The Akron Symphony Goes Russian at E.J. Thomas Hall

Sat 1/19 @ 8PM

Concert cancelled due to weather.

Guest conductor Benjamin Zander, music director of the Boston Philharmonic Orchestra, will step up to the podium to lead the next Akron Symphony concert at E.J. Thomas Hall. He’ll be taking the orchestra and audience on a trip far away and long ago: Russian from the mid 19th century through its immediate post-revolutionary years.
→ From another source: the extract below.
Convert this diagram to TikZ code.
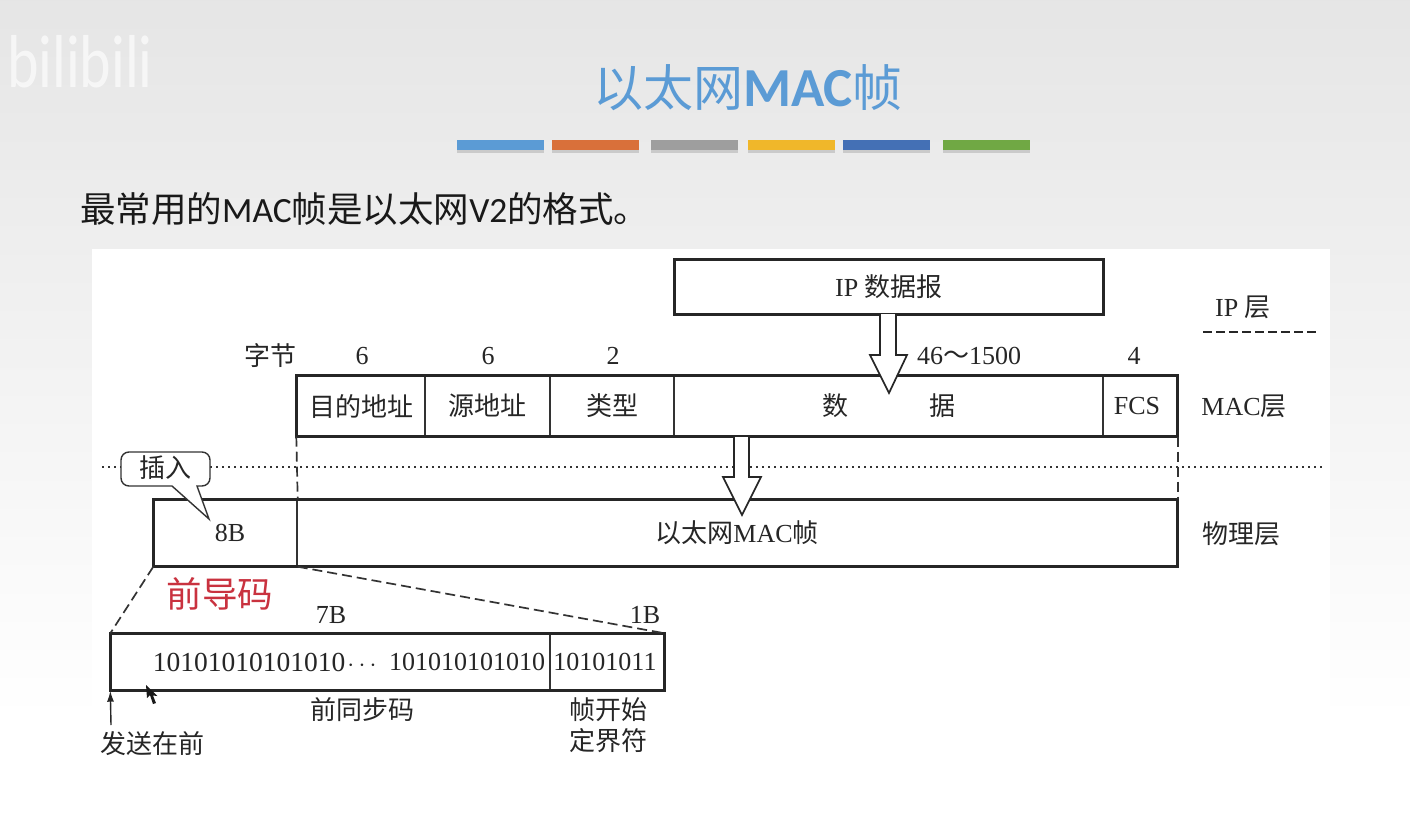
\documentclass[tikz,border=0pt]{standalone}
\usepackage{fontspec}
\setmainfont{Liberation Serif}
\setsansfont{Carlito}
\newfontfamily\cjk{Noto Sans CJK SC}
\usetikzlibrary{shadows,arrows.meta}
\definecolor{titleblue}{HTML}{5B9BD5}
\definecolor{barorange}{HTML}{D9703A}
\definecolor{bargray}{HTML}{9E9E9E}
\definecolor{baryellow}{HTML}{F0B72A}
\definecolor{barblue}{HTML}{4470B5}
\definecolor{bargreen}{HTML}{70A844}
\definecolor{prered}{HTML}{C9323F}
\tikzset{
  lab/.style={inner sep=0pt,font=\fontsize{26}{29}\selectfont,text=black!85},
  cell/.style={draw=black!80,line width=1.4pt,inner sep=0pt,font=\fontsize{26}{29}\selectfont,text=black!85},
  outer/.style={draw=black!85,line width=2.5pt},
  dashline/.style={draw=black!80,line width=1.7pt,dash pattern=on 10pt off 5pt},
  fatarrow/.style={draw=black!85,fill=white,line width=1.7pt,line join=miter},
  bar/.style={drop shadow={shadow xshift=0pt,shadow yshift=-3pt,opacity=0.3},draw=none}
}
\begin{document}
\begin{tikzpicture}[x=1pt,y=-1pt]
\useasboundingbox (0,0) rectangle (1410,824);
\fill[white] (0,0) rectangle (1410,824);
\shade[top color=black!10,bottom color=white] (0,0) rectangle (1410,720);
\fill[white] (92,249) rectangle (1330,765);
\node[white,opacity=0.65,inner sep=0pt,yscale=1.25,font=\sffamily\fontsize{60}{60}\selectfont] (logo) at (80,62) {bilibili};
\node[inner sep=0pt,text=titleblue,font=\fontsize{50}{52}\selectfont] (title) at (748,88) {\cjk 以太网\sffamily\bfseries\fontsize{55}{52}\selectfont MAC\cjk\mdseries\fontsize{50}{52}\selectfont 帧};
\fill[bar,titleblue] (457,140) rectangle (544,150);
\fill[bar,barorange] (552,140) rectangle (639,150);
\fill[bar,bargray] (651,140) rectangle (738,150);
\fill[bar,baryellow] (748,140) rectangle (835,150);
\fill[bar,barblue] (843,140) rectangle (930,150);
\fill[bar,bargreen] (943,140) rectangle (1030,150);
\node[inner sep=0pt,anchor=west,text=black!90,font=\fontsize{35.5}{38}\selectfont] (intro) at (80,209) {\cjk 最常用的\sffamily MAC\cjk 帧是以太网\sffamily V2\cjk 的格式。};

\draw[black!80,line width=1.5pt,dash pattern=on 2pt off 4pt] (102,467)--(1325,467);
\draw[black!85,line width=1.4pt,dash pattern=on 9pt off 4pt] (1203,332)--(1316,332);

\node[cell,minimum width=428pt,minimum height=54pt] (ip) at (889,287) {IP {\cjk 数据报}};
\draw[outer] (ip.north west) rectangle (ip.south east);

\node[cell,minimum width=128pt,minimum height=60pt] (dst) at (361,406) {\cjk 目的地址};
\node[cell,minimum width=125pt,minimum height=60pt] (src) at (487.5,406) {\cjk 源地址};
\node[cell,minimum width=124pt,minimum height=60pt] (kind) at (612,406) {\cjk 类型};
\node[cell,minimum width=429pt,minimum height=60pt] (data) at (888.5,406) {\cjk 数\hspace{81pt}据};
\node[cell,minimum width=74pt,minimum height=60pt] (fcs) at (1140,406) {\hspace*{-6pt}FCS};
\draw[outer] (dst.north west) rectangle (fcs.south east);

\node[cell,minimum width=143pt,minimum height=66pt] (pre) at (225.5,533) {\hspace*{9pt}8B};
\node[cell,minimum width=880pt,minimum height=66pt] (frame) at (737,533) {{\cjk 以太网}MAC{\cjk 帧}};
\draw[outer] (pre.north west) rectangle (frame.south east);

\node[cell,minimum width=439pt,minimum height=56pt] (sync) at (330.5,662) {};
\node[cell,minimum width=114pt,minimum height=56pt] (sfd) at (607,662) {\hspace*{-4pt}10101011};
\draw[outer] (sync.north west) rectangle (sfd.south east);
\node[lab,font=\fontsize{27.5}{30}\selectfont] (bitsa) at (249,662) {10101010101010};
\node[lab] (dots) at (362,666) {$\cdots$};
\node[lab] (bitsb) at (467,662) {101010101010};

\draw[dashline] (dst.south west)--(pre.north east);
\draw[dashline] (fcs.south east)--(frame.north east);
\draw[dashline] (pre.south west)--(sync.north west);
\draw[dashline] (pre.south east)--(sfd.north east);

\draw[fatarrow] (880,314)--(880,355)--(870,355)--(889,393)--(907,355)--(896,355)--(896,314);
\draw[fatarrow] (734,437)--(734,477)--(723,477)--(742,515)--(761,477)--(749,477)--(749,437);

\draw[draw=black!80,fill=white,line width=1.4pt] (172,486)
  [rounded corners=8pt]--(121,486)--(121,452)--(210,452)--(210,486)[sharp corners]--(197,486)--(209,519)--cycle;
\node[lab] (insert) at (165,468) {\cjk 插入};

\node[lab] (bytes) at (270,356) {\cjk 字节};
\node[lab] (numa) at (362,356) {6};
\node[lab] (numb) at (488,356) {6};
\node[lab] (numc) at (613,356) {2};
\node[lab] (numd) at (969,356) {46{\cjk ～}1500};
\node[lab] (nume) at (1134,356) {4};
\node[lab] (iplayer) at (1243,307) {IP {\cjk 层}};
\node[lab] (maclayer) at (1244,406) {MAC{\cjk 层}};
\node[lab] (phylayer) at (1241,534) {\cjk 物理层};

\node[inner sep=0pt,text=prered,font=\fontsize{35.5}{38}\selectfont] (preamble) at (220,594) {\cjk 前导码};
\node[lab] (sevenb) at (331,615) {7B};
\node[lab] (oneb) at (645,615) {1B};
\node[lab] (syncname) at (362,710) {\cjk 前同步码};
\node[lab] (sfdname) at (608,710) {\cjk 帧开始};
\node[lab] (sfdnameb) at (608,741) {\cjk 定界符};
\node[lab] (first) at (152,744) {\cjk 发送在前};
\coordinate (firsttail) at (111,725);
\draw[black!85,line width=1.4pt,-{Latex[length=11pt,width=7pt]}] (firsttail)--(sync.south west);
\fill[black!90] (146,685)--(147,698)--(150,695)--(153,704)--(156,703)--(153,695.5)--(157.5,696)--cycle;
\end{tikzpicture}
\end{document}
The program opens in 1842, with the overture to the opera Ruslan i Ludmila, composed by Mikhail Glinka. It then jumps to the early 20th century with Sergei Prokofiev’s 1921 Piano Concerto No. 3, by which time Prokofiev had left his native country and was living in Paris; he debuted the work with the Chicago Symphony, playing the piano himself. In Akron, the solo part will be played by Tbilisi, Georgia-born pianist Alexander Korsantia who is currently based in Boston after living in Canada for two decades.

Finally, the program closes with Pyotr Tchaikovsky’s dramatic, emotion Symphony No. 4 aka “Fate,” written in 1878.

Doors open at 6:30pm, and Maestro Zander will talk about the program in “A Preview from the Podium” a 7pm. Tickets start at $25.